◆ WHAT YOU NEED TO DO
Going through the material below, please gather all lines with the word "this" in them.

◆ INFORMATION PROVIDED

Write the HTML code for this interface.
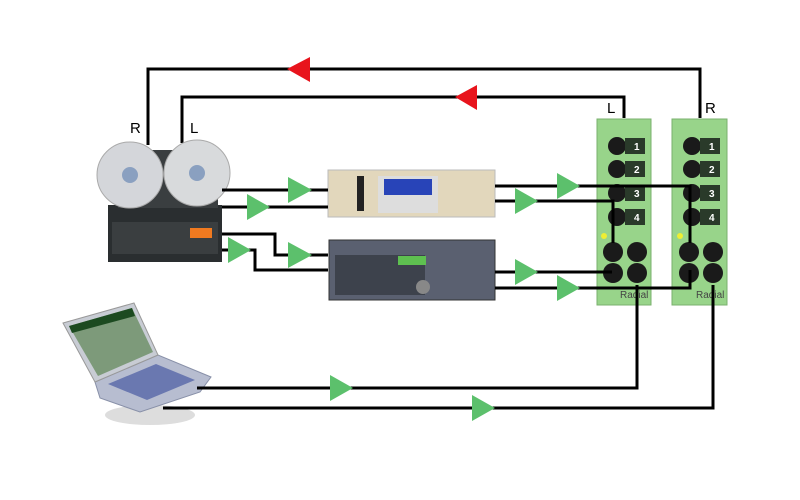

...

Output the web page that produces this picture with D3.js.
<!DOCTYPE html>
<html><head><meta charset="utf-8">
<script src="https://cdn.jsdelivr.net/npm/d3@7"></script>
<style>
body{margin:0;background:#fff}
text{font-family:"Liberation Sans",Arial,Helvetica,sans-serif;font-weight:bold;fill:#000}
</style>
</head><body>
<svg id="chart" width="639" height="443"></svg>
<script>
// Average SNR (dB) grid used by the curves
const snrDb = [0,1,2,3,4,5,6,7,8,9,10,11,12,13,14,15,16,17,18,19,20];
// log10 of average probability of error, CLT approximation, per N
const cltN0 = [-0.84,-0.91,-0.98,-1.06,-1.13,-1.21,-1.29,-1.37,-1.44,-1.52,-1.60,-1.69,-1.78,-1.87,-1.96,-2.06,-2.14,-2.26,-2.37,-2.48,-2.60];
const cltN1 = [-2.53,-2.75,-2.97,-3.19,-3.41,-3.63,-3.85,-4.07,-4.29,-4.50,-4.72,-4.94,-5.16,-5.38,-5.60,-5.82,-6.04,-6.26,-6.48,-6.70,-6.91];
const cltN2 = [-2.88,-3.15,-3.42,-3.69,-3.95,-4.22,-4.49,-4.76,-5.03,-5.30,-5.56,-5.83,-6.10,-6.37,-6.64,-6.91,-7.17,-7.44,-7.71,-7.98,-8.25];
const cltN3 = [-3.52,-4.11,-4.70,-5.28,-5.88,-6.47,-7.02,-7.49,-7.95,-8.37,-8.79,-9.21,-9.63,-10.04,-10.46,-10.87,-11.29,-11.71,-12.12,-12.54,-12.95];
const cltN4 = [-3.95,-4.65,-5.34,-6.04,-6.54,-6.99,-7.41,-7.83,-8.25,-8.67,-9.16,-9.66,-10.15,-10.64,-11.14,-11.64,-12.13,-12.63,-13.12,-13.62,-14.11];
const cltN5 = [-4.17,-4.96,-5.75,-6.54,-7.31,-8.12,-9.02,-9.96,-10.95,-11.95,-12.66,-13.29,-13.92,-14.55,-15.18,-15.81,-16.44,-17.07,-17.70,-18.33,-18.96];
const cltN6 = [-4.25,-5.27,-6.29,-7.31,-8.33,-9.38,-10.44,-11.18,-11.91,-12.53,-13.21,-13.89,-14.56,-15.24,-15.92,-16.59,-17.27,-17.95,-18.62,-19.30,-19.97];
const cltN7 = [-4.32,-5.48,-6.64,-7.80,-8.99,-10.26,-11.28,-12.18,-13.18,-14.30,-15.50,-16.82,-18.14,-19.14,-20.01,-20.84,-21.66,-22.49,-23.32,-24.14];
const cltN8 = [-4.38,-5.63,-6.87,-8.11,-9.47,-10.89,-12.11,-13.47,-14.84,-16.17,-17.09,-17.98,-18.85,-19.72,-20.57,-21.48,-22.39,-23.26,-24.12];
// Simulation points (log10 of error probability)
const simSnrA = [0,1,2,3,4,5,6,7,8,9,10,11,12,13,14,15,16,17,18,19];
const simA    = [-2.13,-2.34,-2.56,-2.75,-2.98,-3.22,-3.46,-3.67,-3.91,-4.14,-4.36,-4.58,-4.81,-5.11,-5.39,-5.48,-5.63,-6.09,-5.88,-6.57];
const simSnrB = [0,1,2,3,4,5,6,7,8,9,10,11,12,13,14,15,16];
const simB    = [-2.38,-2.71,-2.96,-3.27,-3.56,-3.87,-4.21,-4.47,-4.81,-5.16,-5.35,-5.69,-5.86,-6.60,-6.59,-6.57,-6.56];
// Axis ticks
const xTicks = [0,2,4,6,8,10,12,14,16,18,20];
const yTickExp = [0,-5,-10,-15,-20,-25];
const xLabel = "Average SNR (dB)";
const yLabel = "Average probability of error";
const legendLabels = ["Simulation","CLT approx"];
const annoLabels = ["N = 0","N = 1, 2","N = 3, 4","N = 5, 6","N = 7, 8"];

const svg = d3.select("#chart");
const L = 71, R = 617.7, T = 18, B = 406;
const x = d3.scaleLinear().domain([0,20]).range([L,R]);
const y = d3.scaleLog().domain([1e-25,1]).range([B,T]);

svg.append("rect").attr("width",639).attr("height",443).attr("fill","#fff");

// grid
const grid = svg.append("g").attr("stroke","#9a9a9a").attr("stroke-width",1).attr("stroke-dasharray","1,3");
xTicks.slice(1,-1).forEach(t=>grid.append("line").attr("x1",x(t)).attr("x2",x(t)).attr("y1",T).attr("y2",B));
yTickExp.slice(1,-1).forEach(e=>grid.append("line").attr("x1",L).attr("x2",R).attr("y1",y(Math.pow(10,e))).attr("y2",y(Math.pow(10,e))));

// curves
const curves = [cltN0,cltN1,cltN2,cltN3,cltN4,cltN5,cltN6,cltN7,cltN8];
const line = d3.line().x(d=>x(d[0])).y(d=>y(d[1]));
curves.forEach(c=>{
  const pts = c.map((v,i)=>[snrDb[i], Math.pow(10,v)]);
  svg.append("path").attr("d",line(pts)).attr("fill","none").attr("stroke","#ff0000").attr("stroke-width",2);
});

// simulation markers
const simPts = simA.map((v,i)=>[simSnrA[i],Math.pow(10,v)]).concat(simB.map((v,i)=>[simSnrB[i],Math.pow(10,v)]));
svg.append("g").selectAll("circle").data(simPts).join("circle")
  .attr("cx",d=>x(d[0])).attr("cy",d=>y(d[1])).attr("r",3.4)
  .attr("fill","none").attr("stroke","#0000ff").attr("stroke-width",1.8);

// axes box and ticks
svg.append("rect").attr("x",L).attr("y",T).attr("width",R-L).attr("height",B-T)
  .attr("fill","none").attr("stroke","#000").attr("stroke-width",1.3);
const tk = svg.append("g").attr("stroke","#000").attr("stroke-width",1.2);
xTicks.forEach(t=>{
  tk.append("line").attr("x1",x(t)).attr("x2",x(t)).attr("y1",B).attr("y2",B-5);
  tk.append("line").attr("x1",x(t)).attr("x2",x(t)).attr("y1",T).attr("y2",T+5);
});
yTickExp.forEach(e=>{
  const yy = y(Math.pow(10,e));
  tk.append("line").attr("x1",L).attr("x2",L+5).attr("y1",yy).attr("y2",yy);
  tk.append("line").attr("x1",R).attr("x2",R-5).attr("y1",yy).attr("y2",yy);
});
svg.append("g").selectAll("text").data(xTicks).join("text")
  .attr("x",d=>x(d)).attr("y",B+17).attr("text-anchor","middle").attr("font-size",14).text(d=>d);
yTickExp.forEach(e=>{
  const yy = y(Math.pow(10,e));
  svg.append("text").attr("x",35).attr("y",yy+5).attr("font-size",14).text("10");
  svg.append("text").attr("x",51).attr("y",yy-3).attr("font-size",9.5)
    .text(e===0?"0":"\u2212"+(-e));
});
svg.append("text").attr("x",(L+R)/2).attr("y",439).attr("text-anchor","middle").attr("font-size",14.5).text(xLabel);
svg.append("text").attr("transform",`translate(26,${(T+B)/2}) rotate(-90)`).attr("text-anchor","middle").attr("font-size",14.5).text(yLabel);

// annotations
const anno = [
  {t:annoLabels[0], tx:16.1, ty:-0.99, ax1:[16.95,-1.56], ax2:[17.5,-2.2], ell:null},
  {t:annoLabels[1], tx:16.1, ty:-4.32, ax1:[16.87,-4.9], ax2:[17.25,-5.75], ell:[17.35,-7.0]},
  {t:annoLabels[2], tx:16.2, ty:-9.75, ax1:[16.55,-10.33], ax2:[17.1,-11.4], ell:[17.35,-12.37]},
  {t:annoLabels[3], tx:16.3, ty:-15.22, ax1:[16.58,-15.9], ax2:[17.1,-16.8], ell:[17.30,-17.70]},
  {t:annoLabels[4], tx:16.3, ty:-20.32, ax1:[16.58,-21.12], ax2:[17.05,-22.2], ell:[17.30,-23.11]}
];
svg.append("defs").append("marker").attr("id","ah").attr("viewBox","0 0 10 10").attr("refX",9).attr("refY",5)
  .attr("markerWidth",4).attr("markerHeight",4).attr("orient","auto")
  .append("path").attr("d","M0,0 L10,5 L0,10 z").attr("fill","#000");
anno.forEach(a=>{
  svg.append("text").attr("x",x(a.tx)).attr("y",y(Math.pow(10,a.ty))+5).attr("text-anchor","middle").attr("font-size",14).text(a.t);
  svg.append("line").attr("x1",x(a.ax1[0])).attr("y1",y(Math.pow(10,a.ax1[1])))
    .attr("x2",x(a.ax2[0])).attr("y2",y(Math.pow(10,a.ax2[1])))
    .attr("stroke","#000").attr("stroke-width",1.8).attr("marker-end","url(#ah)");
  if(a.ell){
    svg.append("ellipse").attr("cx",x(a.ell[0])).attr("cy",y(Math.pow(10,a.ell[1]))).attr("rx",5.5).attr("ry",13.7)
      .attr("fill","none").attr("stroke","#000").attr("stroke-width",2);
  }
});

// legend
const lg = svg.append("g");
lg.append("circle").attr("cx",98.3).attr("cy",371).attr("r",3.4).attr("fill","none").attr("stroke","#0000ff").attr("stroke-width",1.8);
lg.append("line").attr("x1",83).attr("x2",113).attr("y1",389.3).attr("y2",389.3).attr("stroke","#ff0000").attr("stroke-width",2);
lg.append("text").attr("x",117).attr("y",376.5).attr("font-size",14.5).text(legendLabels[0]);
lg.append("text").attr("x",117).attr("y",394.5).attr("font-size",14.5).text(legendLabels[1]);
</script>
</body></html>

--

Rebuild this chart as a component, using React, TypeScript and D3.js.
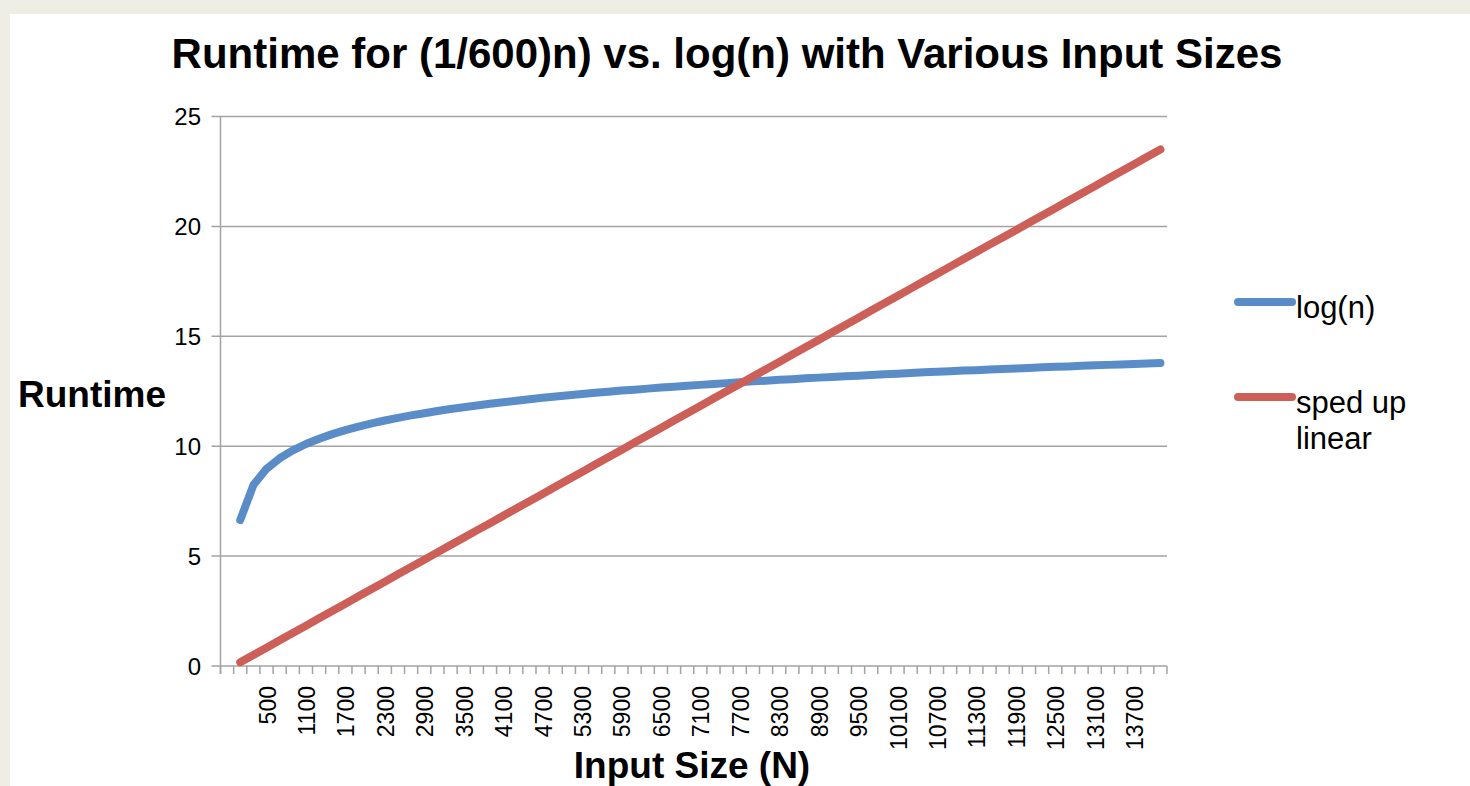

◆ SOLUTION TO THE PROBLEM
Write the HTML code for this interface.
Output the web page that produces this picture with D3.js.
Rebuild this chart as a component, using React, TypeScript and D3.js.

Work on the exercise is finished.